TV shows are almost exclusively anti-father, with the dad always a bumbling fool and the mom the one who has to deal with male ineptness. If the opposite were on TV, with a woman being shown to be dumb or clumsy, every woman’s group on the planet would demand (and get) a boycott of the station, the advertisers, etc. You never hear a peep from a “NOM” (national organization for men) because it doesn’t exist. It would be called sexist, demonized in the media, sued and eventually forced to include women.
I’m not trying to be mean. These are just facts. Men are always ridiculed for acting like men. Women want feminine men, or at least led to believe they do via the media. It starts when they are young, in elementary school.
One last point….these shirts aren’t being sold to “innocent youth”. they are being sold to parents, who choose to buy them.
Actually there is a National Organization for Men; they just have very few members. I do concur with you, with the exception of the next to last sentence. My take on why misandry is accepted while misogyny is not is (1) because we live is a misandric society, (2) because men are hardwired to be problem solvers and hence, not complain, and (3) men fear being called “whiners” more than women fear being called “bitchy.” As far as TV, advertisers know that women make 90% of the family’s consumer decisions, so they support sitcoms and create advertisements that bash men. The exception is Super Bowl Sunday, when even the smallest sight toward women causes uproar.
And it is usually mothers who choose to buy them.
These types of t-shirts are nothing new. I am 41 and used to wear t-shirts with off humor, sarcastic comments when I was a teen. They used to sell them at the Tower Records store. Teens like to draw attention to themselves sometimes. You will be hard pressed to find a teen girl who really thinks she is too pretty for anything. This is the curse of being a teen girl. BTW there are plenty of t-shirts for boys that are just as “offensive.”

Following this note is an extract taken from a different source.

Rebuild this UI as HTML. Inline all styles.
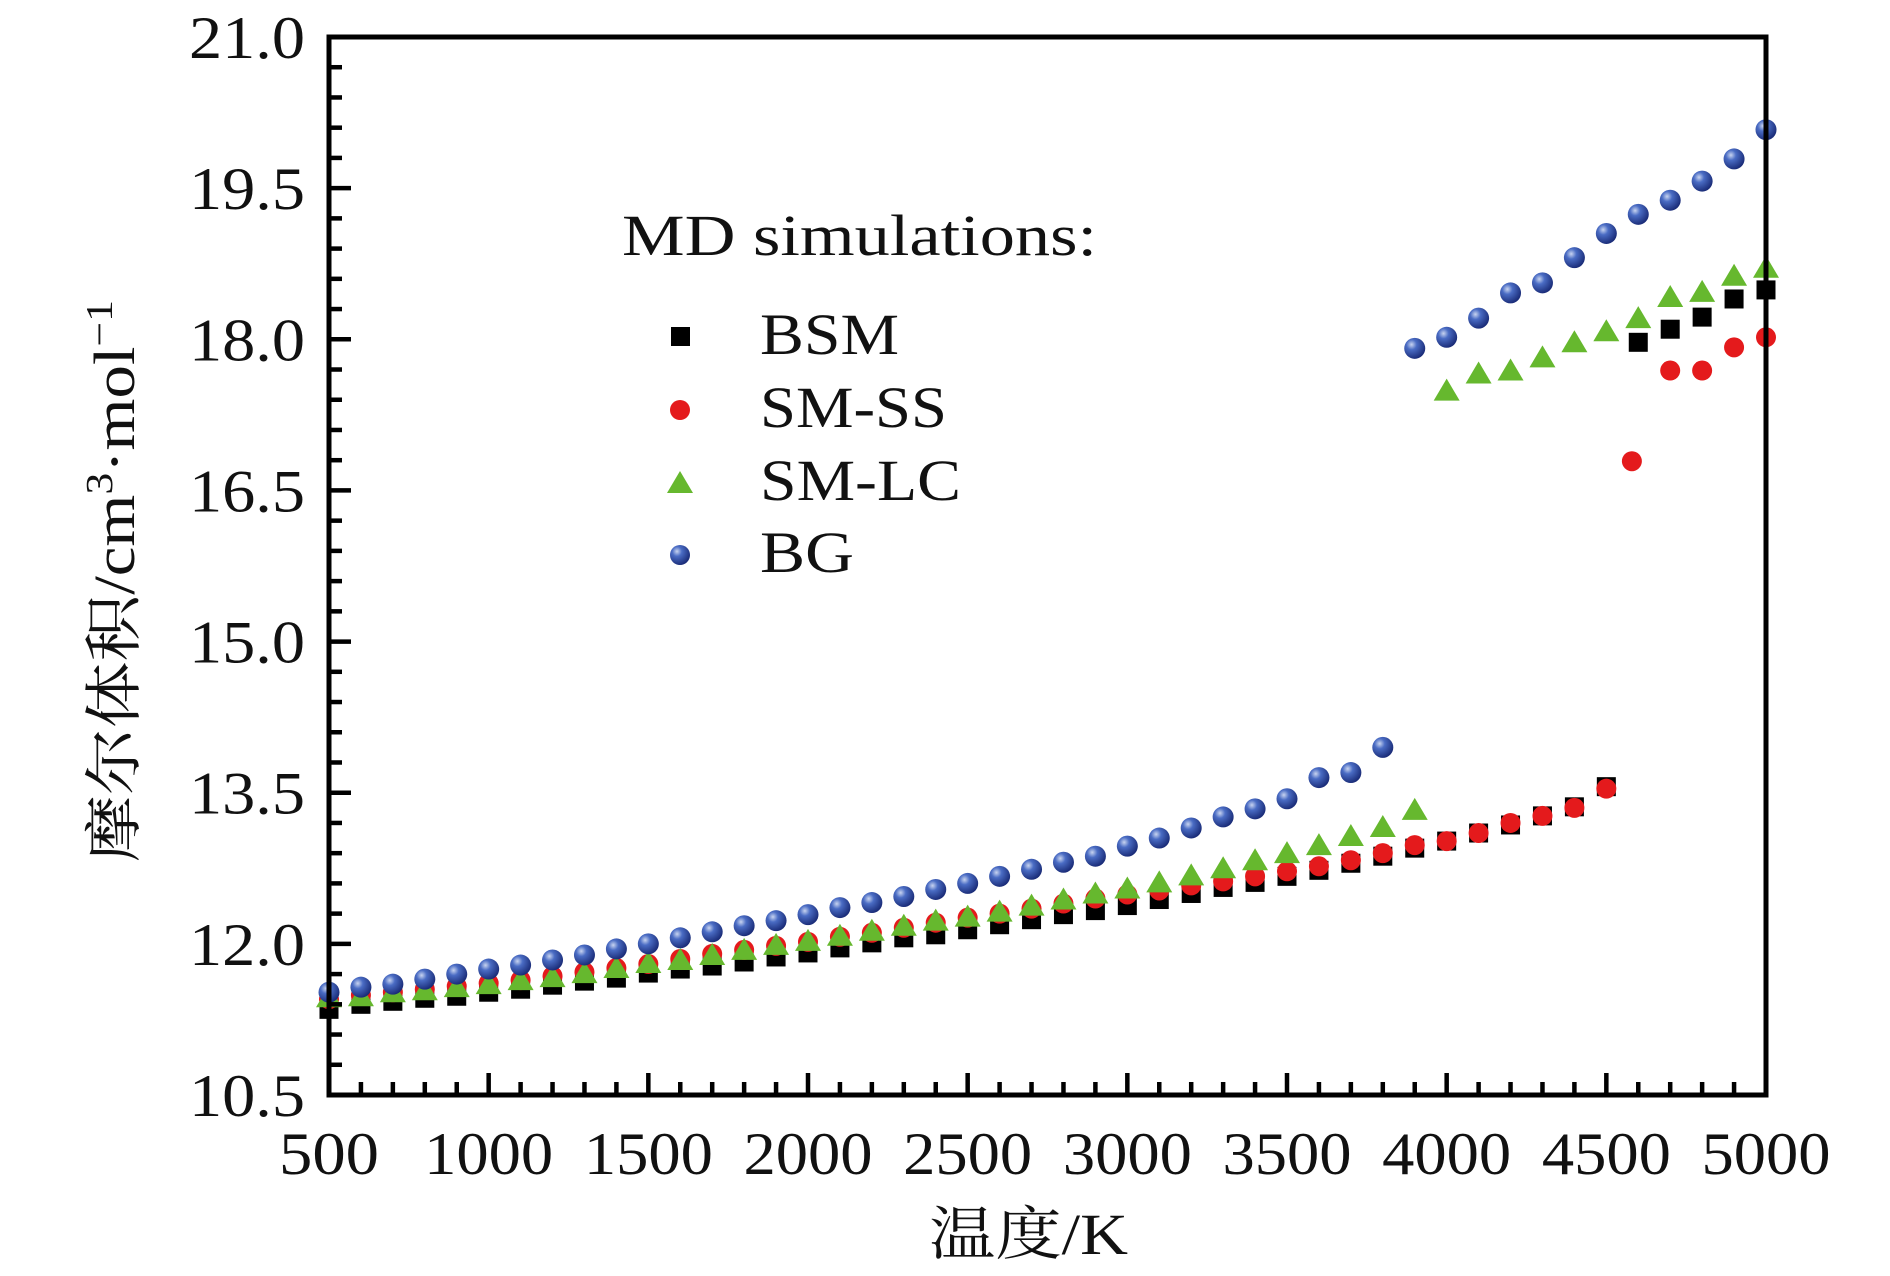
<!DOCTYPE html>
<html><head><meta charset="utf-8"><style>
html,body{margin:0;padding:0;background:#fff}
svg{display:block}
text{font-family:"Liberation Serif","Noto Serif CJK SC",serif;fill:#111}
</style></head><body>
<svg id="chart" width="1890" height="1276" viewBox="0 0 1890 1276">
<defs>
<radialGradient id="bgGrad" cx="0.35" cy="0.32" r="0.7">
<stop offset="0" stop-color="#c8d4f0"/><stop offset="0.35" stop-color="#4a6cc4"/><stop offset="1" stop-color="#1a2c78"/>
</radialGradient>
</defs>
<g id="marks"></g>
<g id="axes"></g>
<text x="929" y="1254" font-size="58" textLength="199" lengthAdjust="spacingAndGlyphs">温度/K</text>
<text transform="translate(134,862) rotate(-90)" font-size="58" textLength="562" lengthAdjust="spacingAndGlyphs">摩尔体积/cm<tspan font-size="38" dy="-22">3</tspan><tspan dy="22">·mol</tspan><tspan font-size="38" dy="-22">−1</tspan></text>
<g>
<text x="622" y="255" font-size="58" textLength="475" lengthAdjust="spacingAndGlyphs">MD simulations:</text>
<rect x="671" y="327" width="19" height="19" fill="#000"/>
<text x="760" y="354" font-size="58" textLength="139" lengthAdjust="spacingAndGlyphs">BSM</text>
<circle cx="680" cy="410" r="10" fill="#e41a1c"/>
<text x="760" y="427" font-size="58" textLength="187" lengthAdjust="spacingAndGlyphs">SM-SS</text>
<polygon points="680,471 693,493 667,493" fill="#66b82e"/>
<text x="760" y="500" font-size="58" textLength="201" lengthAdjust="spacingAndGlyphs">SM-LC</text>
<circle cx="680" cy="555" r="10" fill="url(#bgGrad)"/>
<text x="760" y="572" font-size="58" textLength="94" lengthAdjust="spacingAndGlyphs">BG</text>
</g>
</svg>
<script>
const xTicks=[500,1000,1500,2000,2500,3000,3500,4000,4500,5000];
const yTicks=[10.5,12.0,13.5,15.0,16.5,18.0,19.5,21.0];
const yTickLabels=["10.5","12.0","13.5","15.0","16.5","18.0","19.5","21.0"];
const bsmX=[500,600,700,800,900,1000,1100,1200,1300,1400,1500,1600,1700,1800,1900,2000,2100,2200,2300,2400,2500,2600,2700,2800,2900,3000,3100,3200,3300,3400,3500,3600,3700,3800,3900,4000,4100,4200,4300,4400,4500,4600,4700,4800,4900,5000];
const bsmY=[11.35,11.40,11.43,11.46,11.48,11.52,11.55,11.59,11.63,11.66,11.71,11.75,11.78,11.82,11.87,11.91,11.96,12.01,12.06,12.09,12.14,12.19,12.24,12.29,12.33,12.38,12.44,12.50,12.56,12.61,12.67,12.73,12.80,12.87,12.95,13.02,13.10,13.18,13.27,13.36,13.56,17.97,18.10,18.22,18.40,18.49];
const smssX=[500,600,700,800,900,1000,1100,1200,1300,1400,1500,1600,1700,1800,1900,2000,2100,2200,2300,2400,2500,2600,2700,2800,2900,3000,3100,3200,3300,3400,3500,3600,3700,3800,3900,4000,4100,4200,4300,4400,4500,4580,4700,4800,4900,5000];
const smssY=[11.45,11.49,11.52,11.55,11.58,11.61,11.64,11.68,11.72,11.76,11.80,11.85,11.90,11.94,11.98,12.02,12.07,12.11,12.16,12.21,12.26,12.30,12.35,12.40,12.45,12.49,12.53,12.58,12.62,12.67,12.72,12.77,12.83,12.90,12.98,13.02,13.10,13.20,13.27,13.35,13.54,16.79,17.69,17.69,17.92,18.02];
const smlcX=[500,600,700,800,900,1000,1100,1200,1300,1400,1500,1600,1700,1800,1900,2000,2100,2200,2300,2400,2500,2600,2700,2800,2900,3000,3100,3200,3300,3400,3500,3600,3700,3800,3900,4000,4100,4200,4300,4400,4500,4600,4700,4800,4900,5000];
const smlcY=[11.47,11.48,11.52,11.54,11.57,11.60,11.64,11.67,11.71,11.76,11.81,11.84,11.89,11.94,11.99,12.03,12.08,12.13,12.18,12.23,12.27,12.32,12.38,12.44,12.50,12.55,12.61,12.68,12.75,12.83,12.90,12.98,13.07,13.16,13.33,17.49,17.66,17.69,17.82,17.97,18.08,18.21,18.42,18.47,18.63,18.71];
const bgX=[500,600,700,800,900,1000,1100,1200,1300,1400,1500,1600,1700,1800,1900,2000,2100,2200,2300,2400,2500,2600,2700,2800,2900,3000,3100,3200,3300,3400,3500,3600,3700,3800,3900,4000,4100,4200,4300,4400,4500,4600,4700,4800,4900,5000];
const bgY=[11.52,11.57,11.60,11.65,11.70,11.75,11.79,11.84,11.89,11.95,12.00,12.06,12.12,12.18,12.23,12.29,12.36,12.41,12.47,12.54,12.60,12.67,12.74,12.81,12.87,12.97,13.05,13.15,13.26,13.34,13.44,13.65,13.70,13.95,17.91,18.02,18.21,18.46,18.56,18.81,19.05,19.24,19.38,19.57,19.79,20.08];

const L=329,R=1766,T=37,B=1095;
const sx=v=>L+(v-500)/4500*(R-L);
const sy=v=>B-(v-10.5)/10.5*(B-T);
const NS="http://www.w3.org/2000/svg";
const marks=document.getElementById('marks');
const axes=document.getElementById('axes');
function mk(tag,attrs,parent){const e=document.createElementNS(NS,tag);for(const k in attrs)e.setAttribute(k,attrs[k]);parent.appendChild(e);return e;}

bsmX.forEach((x,i)=>{const e=mk('rect',{x:sx(x)-9.5,y:sy(bsmY[i])-9.5,width:19,height:19,fill:'#000'},marks);

});
smssX.forEach((x,i)=>{const e=mk('circle',{cx:sx(x),cy:sy(smssY[i]),r:10,fill:'#e41a1c'},marks);

});
smlcX.forEach((x,i)=>{const cx=sx(x),cy=sy(smlcY[i]);const e=mk('polygon',{points:`${cx},${cy-12} ${cx+13},${cy+10} ${cx-13},${cy+10}`,fill:'#66b82e'},marks);

});
bgX.forEach((x,i)=>{const e=mk('circle',{cx:sx(x),cy:sy(bgY[i]),r:10.5,fill:'url(#bgGrad)'},marks);

});

const frame=mk('rect',{x:L,y:T,width:R-L,height:B-T,fill:'none',stroke:'#000','stroke-width':5},axes);


for(let v=500;v<=5000;v+=100){const x=sx(v);const major=(v%500===0);const len=major?22:13;
mk('line',{x1:x,y1:B,x2:x,y2:B-len,stroke:'#000','stroke-width':4.5},axes);}
for(let k=0;k<=35;k++){const v=10.5+k*0.3;const y=sy(v);const major=(k%5===0);const len=major?22:13;
mk('line',{x1:L,y1:y,x2:L+len,y2:y,stroke:'#000','stroke-width':4.5},axes);}
xTicks.forEach(v=>{const s=String(v);const w=s.length===3?100:129;const t=mk('text',{x:sx(v)-w/2,y:1174,'font-size':60,textLength:w,lengthAdjust:'spacingAndGlyphs'},axes);t.textContent=s;

});
yTicks.forEach((v,i)=>{const t=mk('text',{x:305-116,y:sy(v)+21,'font-size':60,textLength:116,lengthAdjust:'spacingAndGlyphs'},axes);t.textContent=yTickLabels[i];

});
</script>
</body></html>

My hubby is super tall, just shy of 7′. I bought him a t-shirt that he refuses to wear. It states: “No, I don’t play basketball. But I do have a magic johnson”. LOL I think it’s hysterical. But he hates anything that calls attention to his height, and it’s too inappropriate for his tastes. He would concede to one that says “No, I don’t play basketball. Are you a jockey?” But I don’t think that’s nearly as funny. 🙂
Great blog piece Crissi. Completely agree with you.